Fort Sill_ Lawton-Fort sill is seeing and hearing a lot more of these helicopters lately. The 34th Combat Aviation Brigade is training more and more soldiers who will soon be on their way to Iraq. But, the chopper noise has some in Lawton disgruntled.
At all hours of the night, Lawton-Fort Sill residents are hearing the sounds of helicopters. In fact, a Fort Sill helicopter had to make an emergency landing in a yard in Comanche County this week. All the flights, however, no matter what hour, are happening for a very important reason.
Garrison Commander Colonel Robert Bridgford says it isn't going to get quieter anytime soon. "What we've seen over the last month is a real acceleration in those aviation missions," he says. the 34th Combat Aviation Brigade has been in full force lately, training more than 120 helicopter crews for battle in Iraq. It's a lot more than usual, and Bridgford says they've been training primarily at night.

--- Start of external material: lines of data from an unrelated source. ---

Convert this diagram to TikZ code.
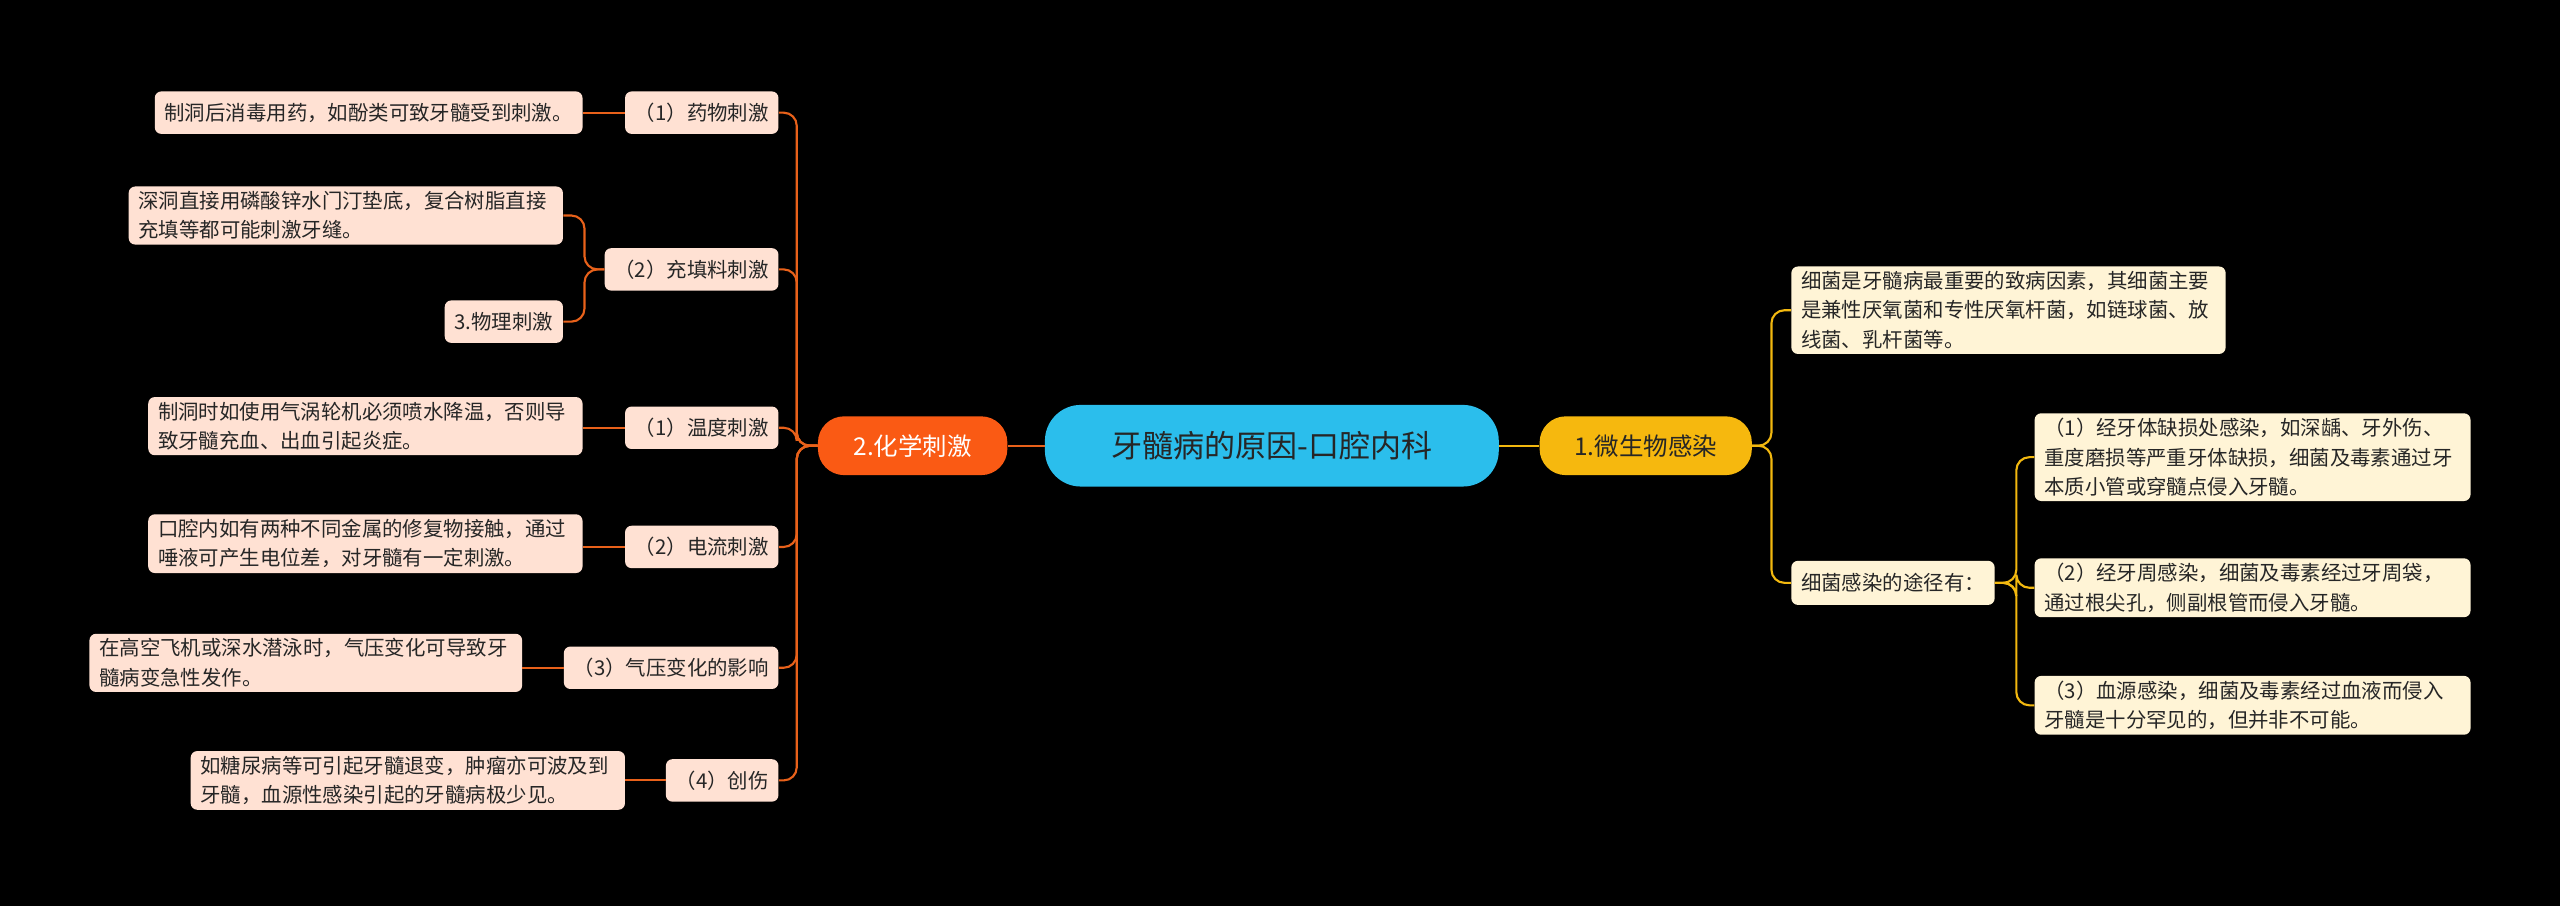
\documentclass[tikz,border=0pt]{standalone}
\usepackage{fontspec}
\newfontfamily\cjk{Noto Sans CJK SC}
\begin{document}
\begin{tikzpicture}[x=1pt,y=-1pt,
  base/.style={rounded corners=4pt,inner xsep=6pt,inner ysep=3pt,font=\cjk\fontsize{12.5}{18}\selectfont,text=black!85},
  leafL/.style={base,fill=orange!15!white,fill=leafpink,align=left},
  tagL/.style={base,fill=leafpink,minimum height=26pt},
  leafR/.style={base,fill=leafyel,align=left},
  lineL/.style={draw=lineor,line width=1.3pt,rounded corners=8pt},
  lineR/.style={draw=lineyel,line width=1.3pt,rounded corners=8pt}]
\definecolor{leafpink}{HTML}{FFE1D3}
\definecolor{leafyel}{HTML}{FFF4D6}
\definecolor{lineor}{HTML}{E8611A}
\definecolor{lineyel}{HTML}{F2B80F}
\fill[black] (0,0) rectangle (1568,555);
\useasboundingbox (0,0) rectangle (1568,555);
% center
\node[rounded corners=22pt,fill={rgb,255:red,43;green,190;blue,236},minimum width=278pt,minimum height=50pt,font=\cjk\fontsize{19}{22}\selectfont,text=black!85] (c) at (779,273) {牙髓病的原因-口腔内科};
\node[rounded corners=16pt,fill={rgb,255:red,246;green,184;blue,14},minimum width=130pt,minimum height=36pt,font=\cjk\fontsize{15}{18}\selectfont,text=black!85] (r) at (1008,273) {1.微生物感染};
\node[rounded corners=16pt,fill={rgb,255:red,250;green,90;blue,20},minimum width=116pt,minimum height=36pt,font=\cjk\fontsize{15}{18}\selectfont,text=white] (l) at (559,273) {2.化学刺激};
\draw[lineR] (c.east) -- (r.west);
\draw[lineL] (c.west) -- (l.west-|l.east);
% right side
\node[leafR,anchor=west,text width=254pt] (r1) at (1097,190) {细菌是牙髓病最重要的致病因素，其细菌主要\\是兼性厌氧菌和专性厌氧杆菌，如链球菌、放\\线菌、乳杆菌等。};
\node[leafR,anchor=west,minimum height=27pt] (r2) at (1097,357) {细菌感染的途径有：};
\node[leafR,anchor=west,text width=255pt] (r21) at (1246,280) {（1）经牙体缺损处感染，如深龋、牙外伤、\\重度磨损等严重牙体缺损，细菌及毒素通过牙\\本质小管或穿髓点侵入牙髓。};
\node[leafR,anchor=west,text width=255pt] (r22) at (1246,360) {（2）经牙周感染，细菌及毒素经过牙周袋，\\通过根尖孔，侧副根管而侵入牙髓。};
\node[leafR,anchor=west,text width=255pt] (r23) at (1246,432) {（3）血源感染，细菌及毒素经过血液而侵入\\牙髓是十分罕见的，但并非不可能。};
\foreach \t in {r1,r2} \draw[lineR] (r.east) -- (1085,273) |- (\t.west);
\foreach \t in {r21,r22,r23} \draw[lineR] (r2.east) -- (1235,357) |- (\t.west);
% left tags
\node[tagL,anchor=east] (t1) at (477,69) {（1）药物刺激};
\node[tagL,anchor=east] (t2) at (477,165) {（2）充填料刺激};
\node[tagL,anchor=east] (t3) at (477,262) {（1）温度刺激};
\node[tagL,anchor=east] (t4) at (477,335) {（2）电流刺激};
\node[tagL,anchor=east] (t5) at (477,409) {（3）气压变化的影响};
\node[tagL,anchor=east] (t6) at (477,478) {（4）创伤};
\foreach \t in {t1,t2,t3,t4,t5,t6} \draw[lineL] (l.west) -- (488,273) |- (\t.east);
% left leaves
\node[leafL,anchor=east,minimum height=26pt] (a1) at (357,69) {制洞后消毒用药，如酚类可致牙髓受到刺激。};
\node[leafL,anchor=east,text width=254pt] (a2) at (345,132) {深洞直接用磷酸锌水门汀垫底，复合树脂直接\\充填等都可能刺激牙缝。};
\node[leafL,anchor=east,minimum height=26pt] (a3) at (345,197) {3.物理刺激};
\node[leafL,anchor=east,text width=254pt] (a4) at (357,261) {制洞时如使用气涡轮机必须喷水降温，否则导\\致牙髓充血、出血引起炎症。};
\node[leafL,anchor=east,text width=254pt] (a5) at (357,333) {口腔内如有两种不同金属的修复物接触，通过\\唾液可产生电位差，对牙髓有一定刺激。};
\node[leafL,anchor=east,text width=253pt] (a6) at (320,406) {在高空飞机或深水潜泳时，气压变化可导致牙\\髓病变急性发作。};
\node[leafL,anchor=east,text width=254pt] (a7) at (383,478) {如糖尿病等可引起牙髓退变，肿瘤亦可波及到\\牙髓，血源性感染引起的牙髓病极少见。};
\draw[lineL] (t1.west) -- (a1.east);
\draw[lineL] (t2.west) -- (358,165) |- (a2.east);
\draw[lineL] (t2.west) -- (358,165) |- (a3.east);
\draw[lineL] (t3.west) -- (a4.east|-t3.west);
\draw[lineL] (t4.west) -- (a5.east|-t4.west);
\draw[lineL] (t5.west) -- (a6.east|-t5.west);
\draw[lineL] (t6.west) -- (a7.east|-t6.west);
\end{tikzpicture}
\end{document}
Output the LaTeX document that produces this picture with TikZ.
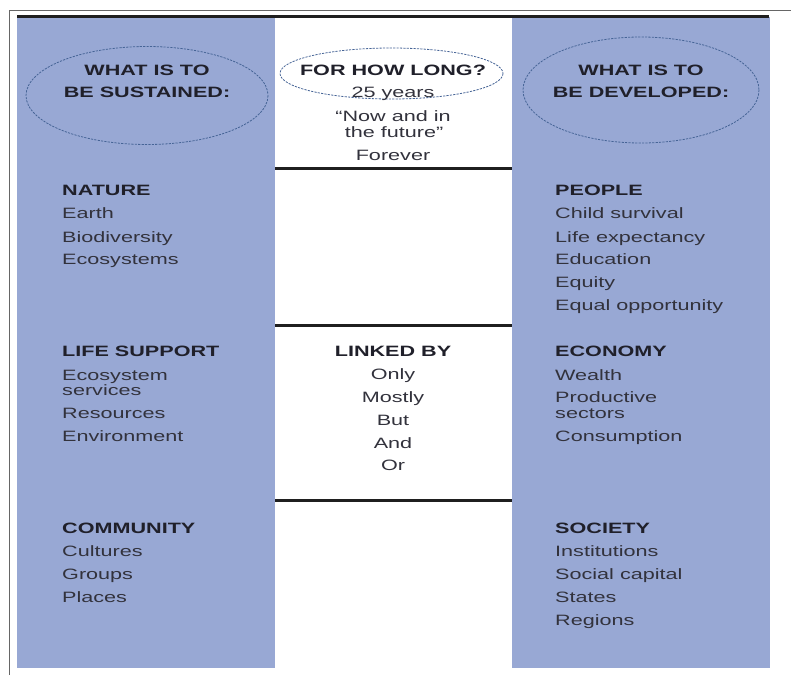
\documentclass[tikz,border=0pt]{standalone}
\usepackage{fontspec}
\setmainfont[FakeStretch=1.44]{Liberation Sans}
\begin{document}
\definecolor{panelblue}{RGB}{152,168,212}
\definecolor{inktext}{RGB}{50,50,60}
\definecolor{inkhead}{RGB}{32,32,42}
\definecolor{dashblue}{RGB}{70,100,150}
\tikzset{
  panel/.style={fill=panelblue, draw=none},
  rule/.style={line width=3pt, draw=black!88},
  frameline/.style={line width=0.9pt, draw=black!60},
  oval/.style={draw=dashblue, line width=0.8pt, dash pattern=on 2.2pt off 1.2pt},
  item/.style={anchor=base west, inner sep=0pt, text=inktext, font=\fontsize{15}{18}\selectfont},
  head/.style={item, text=inkhead, font=\fontsize{15}{18}\selectfont\bfseries},
  citem/.style={item, anchor=base},
  chead/.style={head, anchor=base},
}
\begin{tikzpicture}[x=1pt,y=-1pt]
\useasboundingbox (0,0) rectangle (791,675);
% outer frame (top and left edges)
\draw[frameline] (9,675) -- (9,10) -- (791,10);
% side panels
\fill[panel] (17,17) rectangle (275,668);
\fill[panel] (512,17) rectangle (770,668);
% rules
\draw[rule] (17,16) -- (769,16);
\draw[rule] (275,168) -- (512,168);
\draw[rule] (275,325.5) -- (512,325.5);
\draw[rule] (275,500.5) -- (512,500.5);
% header ovals
\draw[oval] (147,95.5) ellipse [x radius=121, y radius=49];
\draw[oval] (391.5,73.5) ellipse [x radius=111.5, y radius=25.5];
\draw[oval] (641,90) ellipse [x radius=118, y radius=53];
% header texts
\node[chead] (hL1) at (147,75.5) {WHAT IS TO};
\node[chead] (hL2) at (147,97.5) {BE SUSTAINED:};
\node[chead] (hR1) at (641,75.5) {WHAT IS TO};
\node[chead] (hR2) at (641,97.5) {BE DEVELOPED:};
\node[chead] (hM) at (393,75.5) {FOR HOW LONG?};
\node[citem] (m1) at (393,97.5) {25 years};
\node[citem] (m2) at (393,121.5) {“Now and in};
\node[citem] (m3) at (394,137.5) {the future”};
\node[citem] (m4) at (393,160.5) {Forever};
% left column
\node[head] (n0) at (62,195.5) {NATURE};
\node[item] (n1) at (62,218.5) {Earth};
\node[item] (n2) at (62,242.5) {Biodiversity};
\node[item] (n3) at (62,264.5) {Ecosystems};
\node[head] (s0) at (62,356.5) {LIFE SUPPORT};
\node[item] (s1) at (62,380) {Ecosystem};
\node[item] (s2) at (62,395) {services};
\node[item] (s3) at (62,418) {Resources};
\node[item] (s4) at (62,441) {Environment};
\node[head] (c0) at (62,533.5) {COMMUNITY};
\node[item] (c1) at (62,556.5) {Cultures};
\node[item] (c2) at (62,579.5) {Groups};
\node[item] (c3) at (62,602.5) {Places};
% centre column
\node[chead] (k0) at (393,356.5) {LINKED BY};
\node[citem] (k1) at (393,379.5) {Only};
\node[citem] (k2) at (393,402) {Mostly};
\node[citem] (k3) at (393,425) {But};
\node[citem] (k4) at (393,448) {And};
\node[citem] (k5) at (393,470.5) {Or};
% right column
\node[head] (p0) at (555,195.5) {PEOPLE};
\node[item] (p1) at (555,218.5) {Child survival};
\node[item] (p2) at (555,242.5) {Life expectancy};
\node[item] (p3) at (555,264.5) {Education};
\node[item] (p4) at (555,287.5) {Equity};
\node[item] (p5) at (555,310.5) {Equal opportunity};
\node[head] (e0) at (555,356.5) {ECONOMY};
\node[item] (e1) at (555,380) {Wealth};
\node[item] (e2) at (555,402.5) {Productive};
\node[item] (e3) at (555,418) {sectors};
\node[item] (e4) at (555,441) {Consumption};
\node[head] (q0) at (555,533.5) {SOCIETY};
\node[item] (q1) at (555,556.5) {Institutions};
\node[item] (q2) at (555,579.5) {Social capital};
\node[item] (q3) at (555,602.5) {States};
\node[item] (q4) at (555,625.5) {Regions};
\end{tikzpicture}
\end{document}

Chief Warrant Officer 3, Jason Wright, says they must train as they intend to fight. "We're obviously working all 24-hours of the day over in Iraq, and they'd like to emulate that over here, so they fly day missions as well as night missions," he says. Sometimes the brigades fly as far as 100 miles from home to get a better understanding of how battle will be where they are fighting. They fly over houses and businesses to gain more of an understanding of real life combat. "The training is very essential in the routes that they plan, and they fly, are to emulate routes that are actually in Iraq - the distance, the legs of each route," says Wright.
Fort Sill has had a lot of calls about the noise occurring at all hours of the night, and Wright says they investigate each incident. "We make sure our pilots have done the right thing - are they flying at the right altitudes? Are they flying on the right paths?" He says they have less than three months to train for battle, so they must ensure that they are prepared for every circumstance. "It's really a shame when somebody crashes due to pilot error because they just don't have the experience or training," he says.